__SET PROBLEM__
State the number of lines that contain "image", with no other text.

__SOURCE EXCERPT__
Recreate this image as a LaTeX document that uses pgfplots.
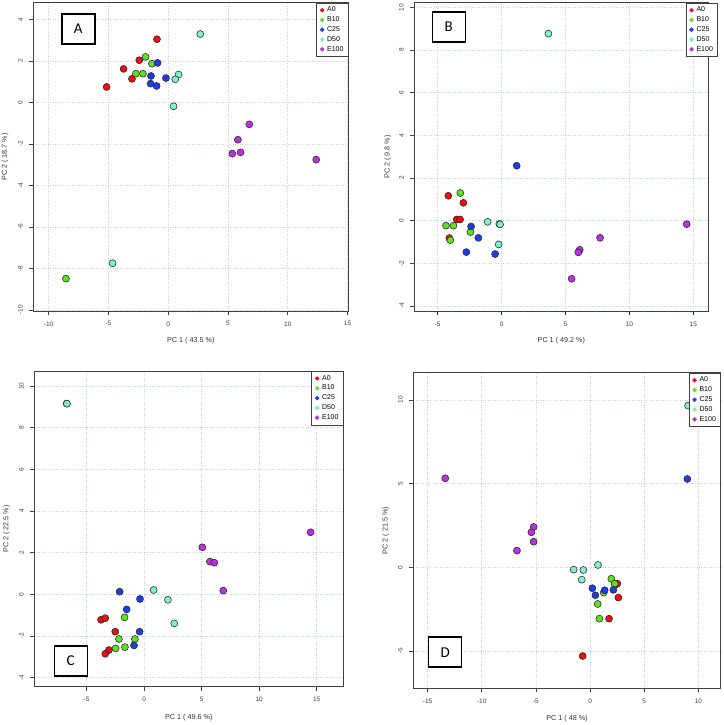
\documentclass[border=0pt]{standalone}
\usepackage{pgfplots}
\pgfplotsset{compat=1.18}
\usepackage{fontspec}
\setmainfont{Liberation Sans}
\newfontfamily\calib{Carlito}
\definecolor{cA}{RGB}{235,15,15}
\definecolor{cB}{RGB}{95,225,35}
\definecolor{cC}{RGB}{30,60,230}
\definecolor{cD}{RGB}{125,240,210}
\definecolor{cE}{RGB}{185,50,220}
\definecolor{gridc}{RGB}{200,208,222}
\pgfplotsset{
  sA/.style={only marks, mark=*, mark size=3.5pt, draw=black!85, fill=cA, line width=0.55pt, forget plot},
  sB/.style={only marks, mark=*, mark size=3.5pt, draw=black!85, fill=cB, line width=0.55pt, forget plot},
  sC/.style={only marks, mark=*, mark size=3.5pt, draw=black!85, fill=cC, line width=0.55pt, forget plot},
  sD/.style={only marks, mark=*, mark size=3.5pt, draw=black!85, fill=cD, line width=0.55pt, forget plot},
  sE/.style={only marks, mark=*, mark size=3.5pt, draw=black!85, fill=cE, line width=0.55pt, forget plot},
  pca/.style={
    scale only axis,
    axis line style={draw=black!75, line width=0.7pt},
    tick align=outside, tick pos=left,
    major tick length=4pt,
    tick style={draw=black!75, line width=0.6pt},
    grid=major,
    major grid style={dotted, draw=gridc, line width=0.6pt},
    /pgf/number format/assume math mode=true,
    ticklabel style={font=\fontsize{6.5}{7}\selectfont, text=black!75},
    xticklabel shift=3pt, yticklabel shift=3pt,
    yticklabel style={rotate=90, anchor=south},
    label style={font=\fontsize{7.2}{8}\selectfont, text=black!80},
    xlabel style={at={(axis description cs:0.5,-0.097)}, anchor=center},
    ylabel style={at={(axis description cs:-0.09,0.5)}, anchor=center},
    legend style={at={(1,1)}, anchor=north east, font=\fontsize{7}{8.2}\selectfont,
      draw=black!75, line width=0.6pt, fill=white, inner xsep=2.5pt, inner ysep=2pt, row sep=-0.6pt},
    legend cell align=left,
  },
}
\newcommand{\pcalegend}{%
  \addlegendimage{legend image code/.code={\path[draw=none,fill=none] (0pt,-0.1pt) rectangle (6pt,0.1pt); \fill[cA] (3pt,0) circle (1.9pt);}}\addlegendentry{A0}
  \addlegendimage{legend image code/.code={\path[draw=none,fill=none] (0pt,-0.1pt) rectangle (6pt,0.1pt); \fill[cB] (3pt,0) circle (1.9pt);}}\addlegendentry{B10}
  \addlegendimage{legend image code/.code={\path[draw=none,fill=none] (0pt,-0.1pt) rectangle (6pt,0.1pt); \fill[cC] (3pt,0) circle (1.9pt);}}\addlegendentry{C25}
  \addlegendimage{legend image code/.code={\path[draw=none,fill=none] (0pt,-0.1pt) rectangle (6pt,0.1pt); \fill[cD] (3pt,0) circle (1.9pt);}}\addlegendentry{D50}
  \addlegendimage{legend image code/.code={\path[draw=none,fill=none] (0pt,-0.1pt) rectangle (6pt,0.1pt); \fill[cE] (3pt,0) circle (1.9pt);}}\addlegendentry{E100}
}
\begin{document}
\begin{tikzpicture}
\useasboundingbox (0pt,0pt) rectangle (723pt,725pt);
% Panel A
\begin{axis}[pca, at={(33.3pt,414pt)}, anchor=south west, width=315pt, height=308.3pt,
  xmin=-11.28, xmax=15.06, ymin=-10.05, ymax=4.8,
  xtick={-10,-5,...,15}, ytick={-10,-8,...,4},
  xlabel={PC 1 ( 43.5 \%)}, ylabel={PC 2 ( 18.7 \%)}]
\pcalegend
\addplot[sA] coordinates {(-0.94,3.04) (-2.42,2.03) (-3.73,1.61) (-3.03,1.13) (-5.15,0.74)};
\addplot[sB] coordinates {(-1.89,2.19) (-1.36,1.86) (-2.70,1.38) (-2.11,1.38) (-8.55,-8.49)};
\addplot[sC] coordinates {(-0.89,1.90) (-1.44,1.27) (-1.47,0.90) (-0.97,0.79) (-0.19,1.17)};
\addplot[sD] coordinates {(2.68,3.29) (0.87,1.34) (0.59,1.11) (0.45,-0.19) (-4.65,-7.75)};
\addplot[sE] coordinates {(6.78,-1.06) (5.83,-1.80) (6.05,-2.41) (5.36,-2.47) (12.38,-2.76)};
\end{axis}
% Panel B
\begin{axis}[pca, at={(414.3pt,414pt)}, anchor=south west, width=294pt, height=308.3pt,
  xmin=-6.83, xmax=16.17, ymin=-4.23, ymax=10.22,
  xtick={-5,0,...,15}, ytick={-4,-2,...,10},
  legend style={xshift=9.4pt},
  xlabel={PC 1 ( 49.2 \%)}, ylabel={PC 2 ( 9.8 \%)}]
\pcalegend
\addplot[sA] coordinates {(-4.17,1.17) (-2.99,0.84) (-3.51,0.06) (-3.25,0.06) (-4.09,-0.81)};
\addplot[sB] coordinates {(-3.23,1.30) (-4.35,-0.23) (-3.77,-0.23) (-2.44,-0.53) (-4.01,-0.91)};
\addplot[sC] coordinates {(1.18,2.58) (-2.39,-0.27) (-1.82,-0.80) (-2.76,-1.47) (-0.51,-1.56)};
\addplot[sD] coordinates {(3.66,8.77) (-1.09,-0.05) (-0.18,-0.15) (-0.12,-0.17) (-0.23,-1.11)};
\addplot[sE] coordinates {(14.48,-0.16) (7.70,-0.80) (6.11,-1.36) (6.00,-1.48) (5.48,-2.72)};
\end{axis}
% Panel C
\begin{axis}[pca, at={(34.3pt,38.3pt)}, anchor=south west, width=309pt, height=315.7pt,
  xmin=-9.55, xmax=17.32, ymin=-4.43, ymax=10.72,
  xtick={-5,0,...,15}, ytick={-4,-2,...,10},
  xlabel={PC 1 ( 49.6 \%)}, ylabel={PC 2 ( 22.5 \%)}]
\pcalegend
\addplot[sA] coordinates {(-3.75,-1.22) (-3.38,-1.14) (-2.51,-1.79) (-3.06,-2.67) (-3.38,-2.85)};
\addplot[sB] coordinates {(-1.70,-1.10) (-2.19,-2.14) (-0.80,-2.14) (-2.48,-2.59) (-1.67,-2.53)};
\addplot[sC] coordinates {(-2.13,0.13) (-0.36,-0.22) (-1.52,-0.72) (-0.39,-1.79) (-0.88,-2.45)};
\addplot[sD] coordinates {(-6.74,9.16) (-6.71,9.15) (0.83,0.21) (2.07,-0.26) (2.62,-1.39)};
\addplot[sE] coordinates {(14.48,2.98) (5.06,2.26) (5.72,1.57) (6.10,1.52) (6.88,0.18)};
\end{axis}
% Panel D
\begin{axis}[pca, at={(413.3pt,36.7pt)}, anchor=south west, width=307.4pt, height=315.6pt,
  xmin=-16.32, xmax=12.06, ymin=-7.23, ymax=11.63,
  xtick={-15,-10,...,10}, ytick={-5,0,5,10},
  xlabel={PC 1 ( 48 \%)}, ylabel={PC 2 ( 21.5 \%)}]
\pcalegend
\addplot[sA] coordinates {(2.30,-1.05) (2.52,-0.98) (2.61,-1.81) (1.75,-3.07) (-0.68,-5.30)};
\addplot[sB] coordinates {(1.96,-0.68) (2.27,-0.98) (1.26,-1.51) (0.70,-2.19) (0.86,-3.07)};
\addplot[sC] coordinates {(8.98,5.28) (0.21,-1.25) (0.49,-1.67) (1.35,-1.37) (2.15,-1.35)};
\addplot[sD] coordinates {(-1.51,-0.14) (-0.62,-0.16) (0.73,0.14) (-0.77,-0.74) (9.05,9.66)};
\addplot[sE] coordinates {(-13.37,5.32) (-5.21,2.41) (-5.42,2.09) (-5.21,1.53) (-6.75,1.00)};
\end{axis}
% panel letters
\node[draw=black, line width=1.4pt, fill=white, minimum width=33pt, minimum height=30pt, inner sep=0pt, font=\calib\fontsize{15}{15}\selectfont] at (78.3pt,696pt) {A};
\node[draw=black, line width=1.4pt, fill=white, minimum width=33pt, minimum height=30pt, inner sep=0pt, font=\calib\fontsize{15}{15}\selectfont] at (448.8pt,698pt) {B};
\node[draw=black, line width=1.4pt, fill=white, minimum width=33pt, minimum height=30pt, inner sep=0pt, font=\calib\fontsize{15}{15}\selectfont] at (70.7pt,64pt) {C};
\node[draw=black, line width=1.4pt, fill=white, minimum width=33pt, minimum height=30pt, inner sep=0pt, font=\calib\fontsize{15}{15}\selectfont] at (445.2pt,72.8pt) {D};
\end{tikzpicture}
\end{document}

__SOLUTION TO THE EXERCISE__
6